In the early 1960s, as opportunities for performances declined, Konitz withdrew from the music business and took on day work. He continued to develop his unique sound, however, occasionally working with such musicians as Paul Bley, Martial Solal, Charlie Haden, and Brad Mehldau. He also worked as a private teacher, conducting lessons by tape with students worldwide. Konitz joined with Warne Marsh, his fellow sideman from early Tristano sessions, to tour Europe and record in 1975-76; he also founded his own nonet and performed regularly during the 1980s. In 1992, Konitz won the prestigious Danish JAZZPAR Prize.

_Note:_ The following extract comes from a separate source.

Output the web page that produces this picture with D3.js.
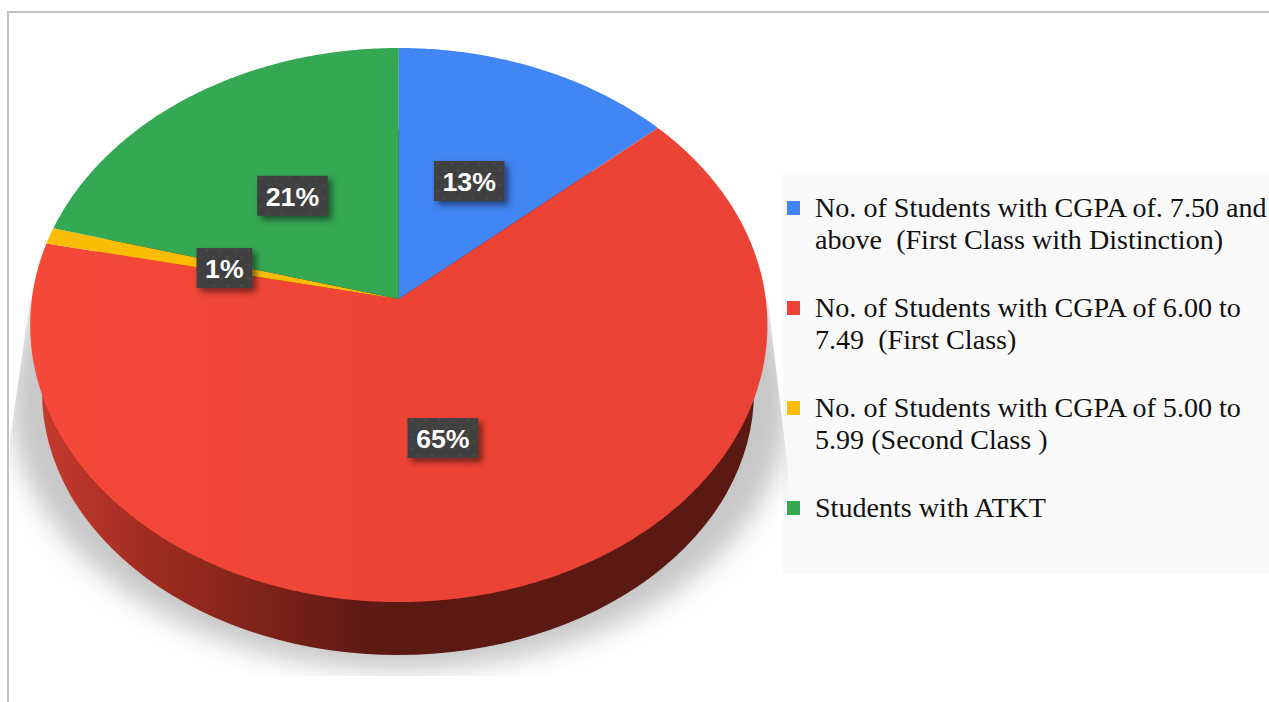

With his insatiable musical curiosity, Konitz recorded in a variety of different settings. His later albums included French impressionist music with a string quartet (Lee Konitz & The Axis String Quartet Play French Impressionist Music from the 20th Century), work with the Orquestra Jazz de Matosinhos (Portology), and an album with the big band Mark Masters Ensemble (One Day with Lee).

In a 2008 interview with the National Endowment for the Arts, Konitz discussed developing his sound: “I'm caught up in the miracle of that kind of music. I'm not a religious person, formally, but I get it that way. When that happens and when you can do it with other people, that's really a very spiritual experience.”